Stabilization and correction of aberrated laser beams via plasma channelling.

High-power laser applications, and especially laser wakefield acceleration, continue to draw attention through various research topics, and may bring many industrial applications based on compact accelerators, from ultrafast imaging to cancer therapy. However, one main step towards this is the arch issue of stability. Indeed, the interaction of a complex, aberrated laser beam with plasma involves a lot of physical phenomena and non-linear effects, such as self-focusing and filamentation. Different outcomes can be induced by small laser instabilities (i.e. laser wavefront), therefore harming any practical solution. One promising path to be explored is the use of a plasma channel to possibly guide and correct aberrated beams. Complex and costly experimental facilities are required to investigate such topics. However, one way to quickly and efficiently explore new solutions is numerical simulations, especially Particle-In-Cell (PIC) simulations if, and only if, one is confidently implementing such aberrated beams which, contrary to a Gaussian beam, do not have analytical solutions. In this research, we propose two new advancements: the correct implementation of aberrated laser beams inside a 3D PIC code, showing a great consistency, under vacuum, compared to the calculations with Fresnel theory); and the correction of their quality via the propagation inside a plasma channel.

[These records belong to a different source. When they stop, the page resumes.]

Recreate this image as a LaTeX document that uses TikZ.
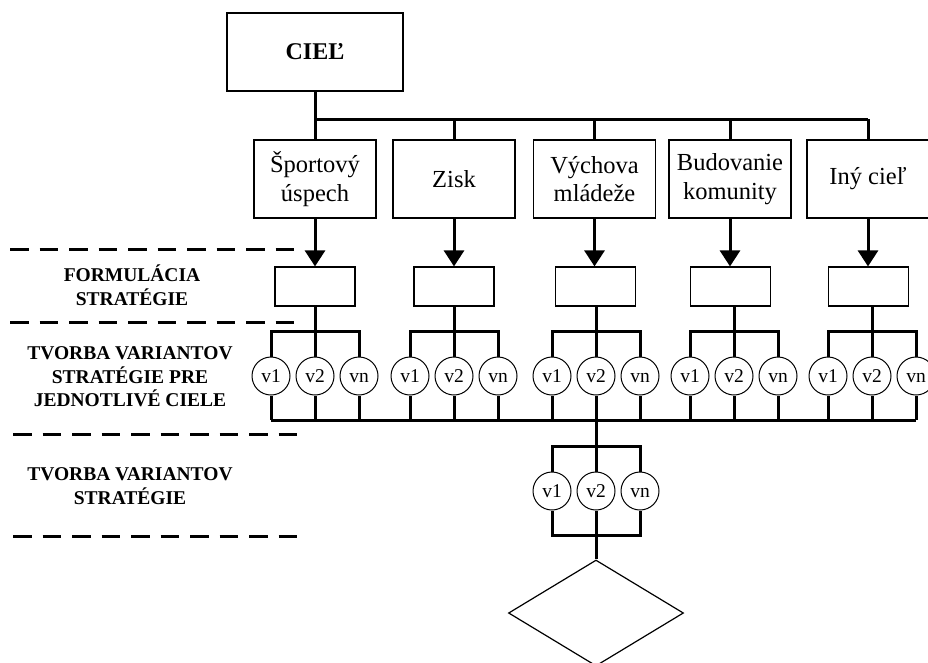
\documentclass[tikz,border=0pt]{standalone}
\usepackage{fontspec}
\setmainfont{Liberation Serif}
\usetikzlibrary{arrows.meta,shapes.geometric}
\begin{document}
\begin{tikzpicture}[x=1pt,y=-1pt,
  topbox/.style={draw,line width=1.2pt,minimum width=176pt,minimum height=78pt,inner sep=0pt,
    font=\fontsize{24}{29}\selectfont\bfseries},
  goalbox/.style={draw,line width=1.2pt,minimum width=122pt,minimum height=78pt,inner sep=0pt,
    align=center,font=\fontsize{24.5}{28.5}\selectfont},
  stratbox/.style={draw,line width=1.2pt,minimum width=80pt,minimum height=39pt,inner sep=0pt},
  variant/.style={circle,draw,line width=1pt,minimum size=38pt,inner sep=0pt,
    text height=13pt,text depth=0pt,font=\fontsize{19.5}{22}\selectfont},
  link/.style={line width=3pt},
  flow/.style={link,-{Triangle[length=16pt,width=20pt]}},
  phase/.style={line width=3pt,dash pattern=on 18.5pt off 11pt},
  phaselabel/.style={align=center,font=\fontsize{19.5}{23.5}\selectfont\bfseries},
  decision/.style={diamond,draw,line width=1.2pt,minimum width=175pt,minimum height=106pt,inner sep=0pt}
]
\useasboundingbox (0,0) rectangle (928,662);
\clip (0,0) rectangle (928,662);

% main goal and its branches
\node[topbox] (goal) at (315,52) {CIEĽ};
\foreach \i/\x/\t in {1/315/{Športový\\úspech},2/454/{Zisk},3/594.5/{Výchova\\mládeže},
                      4/730/{Budovanie\\komunity},5/868/{Iný cieľ}}
  \node[goalbox] (g\i) at (\x,179) {\t};

\coordinate (bus) at (315,119);
\draw[link] (goal.south) -- (g1.north);
\draw[link] (bus) -- (g5.north |- bus);
\foreach \i in {2,...,5}
  \draw[link] (g\i.north |- bus) -- (g\i.north);

% strategy formulation boxes
\foreach \i/\x in {1/315,2/454,3/595.5,4/730.5,5/868.5}
  \node[stratbox] (s\i) at (\x,286.5) {};
\foreach \i in {1,...,5}
  \draw[flow] (g\i.south) -- (g\i.south |- s\i.north);

% strategy variants for each goal
\coordinate (lowbar) at (0,420);
\foreach \i/\c in {1/315,2/454,3/596,4/734,5/872}{
  \coordinate (top\i) at (\c,331);
  \node[variant] (a\i) at (\c-44,376) {v1};
  \node[variant] (b\i) at (\c,376) {v2};
  \node[variant] (n\i) at (\c+44,376) {vn};
  \draw[link] (a\i.north) -- (a\i |- top\i) -- (n\i |- top\i) -- (n\i.north);
  \draw[link] (b\i |- s\i.south) -- (b\i.north);
  \draw[link] (a\i.south) -- (a\i |- lowbar);
  \draw[link] (b\i.south) -- (b\i |- lowbar);
  \draw[link] (n\i.south) -- (n\i |- lowbar);
}
\draw[link] (a1 |- lowbar) -- (n5 |- lowbar);

% combined strategy variants
\node[variant] (f1) at (552,491) {v1};
\node[variant] (f2) at (596,491) {v2};
\node[variant] (fn) at (640,491) {vn};
\coordinate (fintop) at (596,446);
\coordinate (finlow) at (596,535);
\draw[link] (b3.south) -- (f2.north);
\draw[link] (f1.north) -- (f1 |- fintop) -- (fn |- fintop) -- (fn.north);
\draw[link] (f1.south) -- (f1 |- finlow) -- (fn |- finlow) -- (fn.south);
\draw[link] (f2.south) -- (f2 |- finlow);
\node[decision] (dec) at (596,613) {};
\draw[link] (f2 |- finlow) -- (dec.north);

% phase separators and labels
\coordinate (d1a) at (10,249);  \coordinate (d1b) at (295,249);
\coordinate (d2a) at (10,322);  \coordinate (d2b) at (295,322);
\coordinate (d3a) at (13,434);  \coordinate (d3b) at (298,434);
\coordinate (d4a) at (13,536);  \coordinate (d4b) at (298,536);
\foreach \k in {1,...,4}
  \draw[phase] (d\k a) -- (d\k b);

\node[phaselabel] (p1) at (132,285) {FORMULÁCIA\\STRATÉGIE};
\node[phaselabel] (p2) at (130,377) {TVORBA VARIANTOV\\STRATÉGIE PRE\\JEDNOTLIVÉ CIELE};
\node[phaselabel] (p3) at (130,486) {TVORBA VARIANTOV\\STRATÉGIE};
\end{tikzpicture}
\end{document}
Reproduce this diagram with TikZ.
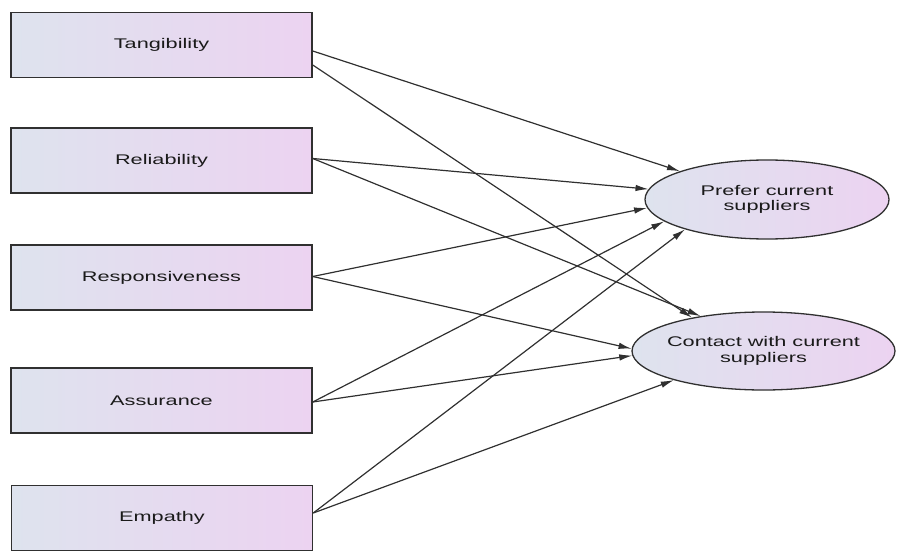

We demonstrate improvements in the beam pattern, becoming closer to a single plasma mode with less distortions, and thus suggesting a better stability for the targeted application. Through this confident calculation technique for distorted laser beams, we are now expecting to proceed with more accurate PIC simulations, closer to experimental conditions, and obtained results with plasma channels indicate promising future research.